Chinese state media have seized on that historical reality to argue that Taiwan’s current leadership has “forgotten its roots” and is “erasing the anti‑Japanese sacrifices of Taiwanese compatriots.” A Weibo post quoting the Beijing Daily warned that the “Taiwan independence” ideology championed by the DPP “originated from Japanese forces after World War II” and that the party’s attempts to “de‑Sinicize” education and public memory amount to a “betrayal of the nation” and a “disgrace to the struggle and sacrifice of the entire nation.” The tone is deliberately emotive, invoking patriotic imagery of a united Chinese front against foreign aggression and positioning the DPP’s push for formal independence as an affront to that collective past.
The timing of the campaign is significant. Since the DPP won its first presidential election in 2016, its leaders – most notably President Tsai Ing‑wen – have emphasized a distinct Taiwanese identity and have taken steps to reinterpret the island’s wartime history. In Taiwan, textbooks now highlight the experience of Taiwanese people under Japanese rule and downplay the narrative of the island’s “retrocession” to China in 1945. Critics on the mainland argue that such revisions dilute the memory of a war that, in Chinese historiography, was a unified national endeavor. A survey of recent Taiwanese public opinion shows a modest decline in approval for the DPP’s policies, but the party still enjoys a solid base that sees a separate Taiwanese identity as essential for democratic survival.
The phrase’s spread on platforms such as Weibo illustrates how historical debates are being weaponized in today’s cross‑strait rivalry. Commentators note that the sentiment behind “全中国抗日时还没有民进党” is less about the literal absence of a political party during the 1930s and 1940s, and more about delegitimizing the DPP’s current narrative. By emphasizing that “the whole of China resisted Japan” without any mention of a Taiwanese independent party, officials aim to reinforce the notion that Taiwan has always been, and should remain, an inseparable part of the Chinese nation‑state.
While the slogan is rooted in an indisputable chronological fact, its political utility lies in framing contemporary policy disputes as a moral test of historical fidelity. For mainland audiences, the message is clear: any attempt by Taiwan’s ruling party to distance itself from the collective memory of the anti‑Japanese war is tantamount to rewriting history for partisan gain. For observers outside the region, the episode underscores how memory politics can be mobilized to serve present‑day geopolitical aims, especially as Beijing tightens its narrative control in the run‑up to a milestone commemoration.

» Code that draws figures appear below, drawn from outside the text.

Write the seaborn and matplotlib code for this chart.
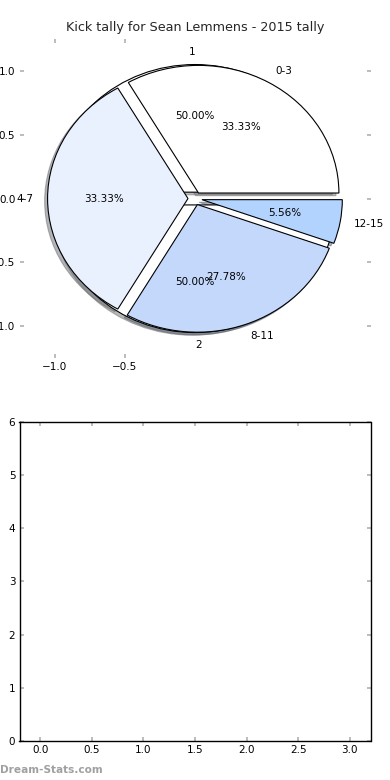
import matplotlib
matplotlib.use('Agg')
import matplotlib.pyplot as plt
import seaborn as sns

# kick tally data
tally_labels = ['0-3', '4-7', '8-11', '12-15']
tally_counts = [6, 6, 5, 1]
tally_colors = ['#ffffff', '#eaf1fe', '#c4d8fc', '#b3d3ff']

half_labels = ['1', '2']
half_counts = [1, 1]

pie_xticks = [-1.0, -0.5]
pie_yticks = [-1.0, -0.5, 0.0, 0.5, 1.0]
bar_xticks = [0.0, 0.5, 1.0, 1.5, 2.0, 2.5, 3.0]
bar_yticks = [0, 1, 2, 3, 4, 5, 6]

sns.set_theme(style="white")
plt.rcParams['font.family'] = ['DejaVu Sans']
plt.rcParams['axes.unicode_minus'] = True

fig, (ax1, ax2) = plt.subplots(2, 1, figsize=(3.9, 7.8), dpi=100)
fig.subplots_adjust(left=0.05, right=0.95, top=0.95, bottom=0.05, hspace=0.2)

txt = {'fontsize': 7.5, 'color': 'black'}
wp = {'linewidth': 0.8, 'edgecolor': 'black'}
shadow = {'ox': -0.015, 'oy': -0.015, 'shade': 0.55}

# halves pie underneath
ax1.pie(half_counts, labels=half_labels, colors=['#ffffff', '#ffffff'],
        explode=[0.05, 0.05], autopct='%1.2f%%', shadow=shadow,
        wedgeprops=wp, textprops=txt)
# tally pie on top
ax1.pie(tally_counts, labels=tally_labels, colors=tally_colors,
        explode=[0.05, 0.05, 0.05, 0.05], autopct='%1.2f%%', shadow=shadow,
        wedgeprops=wp, textprops=txt)
ax1.set_aspect('auto')
ax1.set_xlim(-1.25, 1.25)
ax1.set_ylim(-1.25, 1.25)
ax1.set_xticks(pie_xticks)
ax1.set_yticks(pie_yticks)
ax1.set_frame_on(False)
ax1.set_title('Kick tally for Sean Lemmens - 2015 tally', fontsize=9.2)

ax2.set_xlim(-0.2, 3.2)
ax2.set_ylim(0, 6)
ax2.set_xticks(bar_xticks)
ax2.set_yticks(bar_yticks)
for s in ax2.spines.values():
    s.set_visible(True)
    s.set_color('black')
    s.set_linewidth(1.0)

for ax in (ax1, ax2):
    ax.tick_params(direction='in', length=3, width=1.2, color='#b0b0b0',
                   labelsize=7.5, labelcolor='black', pad=3,
                   top=True, right=True, bottom=True, left=True)

fig.text(0.0, 0.006, 'Dream-Stats.com', fontsize=7.6, fontweight='bold',
         color='#a0a0a0', ha='left', va='bottom')

fig.savefig('out.png', dpi=100)
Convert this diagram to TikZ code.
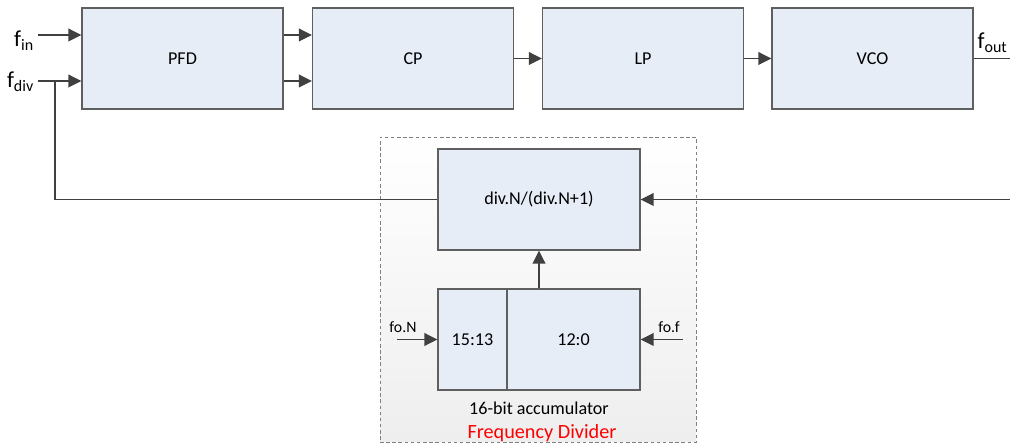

The episode also highlights the enduring complexity of Taiwan’s wartime legacy. During the Japanese occupation (1895‑1945), many Taiwanese served in Japanese units, while others suffered under colonial repression. After Japan’s surrender, the Republic of China assumed control of the island, and Taiwanese soldiers fought alongside mainland forces against the Japanese in the final phases of the war. The memory of those contributions is contested both within Taiwan and on the mainland, where it is often subsumed under a broader “All‑China” storyline that minimizes regional particularities.
In the end, “全中国抗日时还没有民进党” is less a scholarly footnote than a rallying cry in a contemporary information war. It reminds readers that history is never purely about dates and facts; it is a living arena in which symbols, slogans, and selective recollections are deployed to shape present identities and future policies. As the 80th anniversary of China’s victory over Japan approaches, the phrase will likely continue to reverberate, illustrating how the past remains a powerful lever in the ongoing contest over Taiwan’s political destiny.